◆ Aim: Return the material exactly, first line through the line containing "arrow_to = (223, 613)", and nothing more. Pictures stay out.

┄┄┄┄┄┄┄┄┄┄┄┄┄┄┄┄┄┄┄┄

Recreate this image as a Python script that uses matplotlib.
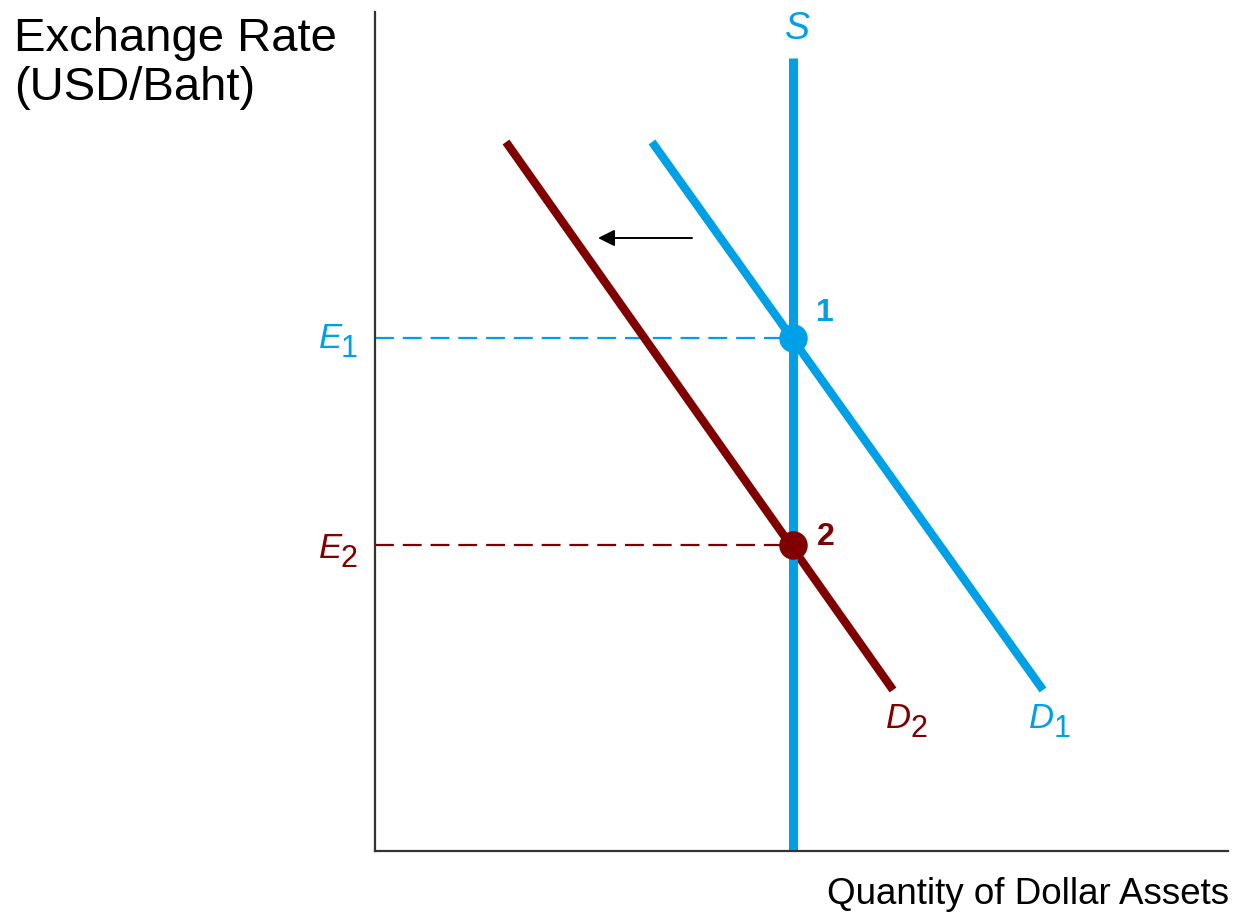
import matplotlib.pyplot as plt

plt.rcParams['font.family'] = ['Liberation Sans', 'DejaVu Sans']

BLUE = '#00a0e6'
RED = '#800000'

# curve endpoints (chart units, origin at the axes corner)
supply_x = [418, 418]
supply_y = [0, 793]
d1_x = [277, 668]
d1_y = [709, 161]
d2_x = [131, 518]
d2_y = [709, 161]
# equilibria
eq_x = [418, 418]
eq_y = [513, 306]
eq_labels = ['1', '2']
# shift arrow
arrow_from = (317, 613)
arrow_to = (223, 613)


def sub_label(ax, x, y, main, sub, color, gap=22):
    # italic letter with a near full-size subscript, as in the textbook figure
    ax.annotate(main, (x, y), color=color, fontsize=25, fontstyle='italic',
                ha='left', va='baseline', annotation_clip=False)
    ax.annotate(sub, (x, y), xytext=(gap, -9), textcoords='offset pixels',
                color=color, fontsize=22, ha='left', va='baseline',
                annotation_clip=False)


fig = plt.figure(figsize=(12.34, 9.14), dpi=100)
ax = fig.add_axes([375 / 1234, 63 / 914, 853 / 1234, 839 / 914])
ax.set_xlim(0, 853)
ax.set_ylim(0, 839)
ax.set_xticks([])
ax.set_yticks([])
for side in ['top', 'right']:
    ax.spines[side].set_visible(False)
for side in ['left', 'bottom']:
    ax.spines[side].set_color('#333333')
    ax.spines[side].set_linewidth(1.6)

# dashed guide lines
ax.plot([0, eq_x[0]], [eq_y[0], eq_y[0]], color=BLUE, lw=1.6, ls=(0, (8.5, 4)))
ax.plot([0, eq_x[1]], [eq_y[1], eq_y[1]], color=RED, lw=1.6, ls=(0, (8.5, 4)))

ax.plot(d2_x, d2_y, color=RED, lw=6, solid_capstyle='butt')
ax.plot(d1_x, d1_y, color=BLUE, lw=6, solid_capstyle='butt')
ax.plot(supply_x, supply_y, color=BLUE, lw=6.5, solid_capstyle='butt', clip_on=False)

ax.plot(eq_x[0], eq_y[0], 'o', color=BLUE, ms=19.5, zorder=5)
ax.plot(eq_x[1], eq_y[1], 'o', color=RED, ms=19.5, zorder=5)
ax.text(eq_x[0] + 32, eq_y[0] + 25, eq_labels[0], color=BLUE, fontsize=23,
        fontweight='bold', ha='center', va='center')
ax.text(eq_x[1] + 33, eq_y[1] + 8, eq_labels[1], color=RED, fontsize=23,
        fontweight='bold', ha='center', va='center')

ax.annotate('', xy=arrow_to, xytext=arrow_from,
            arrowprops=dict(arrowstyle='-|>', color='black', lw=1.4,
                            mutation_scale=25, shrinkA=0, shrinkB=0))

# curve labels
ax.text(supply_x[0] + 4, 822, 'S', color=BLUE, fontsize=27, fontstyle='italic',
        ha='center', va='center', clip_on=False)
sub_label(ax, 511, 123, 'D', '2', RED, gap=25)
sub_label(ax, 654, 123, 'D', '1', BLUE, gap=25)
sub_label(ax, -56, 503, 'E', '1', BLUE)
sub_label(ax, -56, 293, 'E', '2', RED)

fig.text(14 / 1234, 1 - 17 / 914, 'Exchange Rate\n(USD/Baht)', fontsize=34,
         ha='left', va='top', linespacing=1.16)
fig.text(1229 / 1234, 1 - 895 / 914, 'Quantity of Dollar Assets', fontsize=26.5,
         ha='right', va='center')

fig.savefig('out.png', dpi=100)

┄┄┄┄┄┄┄┄┄┄┄┄┄┄┄┄┄┄┄┄

◆ Solution for this problem:
Recreate this image as a Python script that uses matplotlib.
import matplotlib.pyplot as plt

plt.rcParams['font.family'] = ['Liberation Sans', 'DejaVu Sans']

BLUE = '#00a0e6'
RED = '#800000'

# curve endpoints (chart units, origin at the axes corner)
supply_x = [418, 418]
supply_y = [0, 793]
d1_x = [277, 668]
d1_y = [709, 161]
d2_x = [131, 518]
d2_y = [709, 161]
# equilibria
eq_x = [418, 418]
eq_y = [513, 306]
eq_labels = ['1', '2']
# shift arrow
arrow_from = (317, 613)
arrow_to = (223, 613)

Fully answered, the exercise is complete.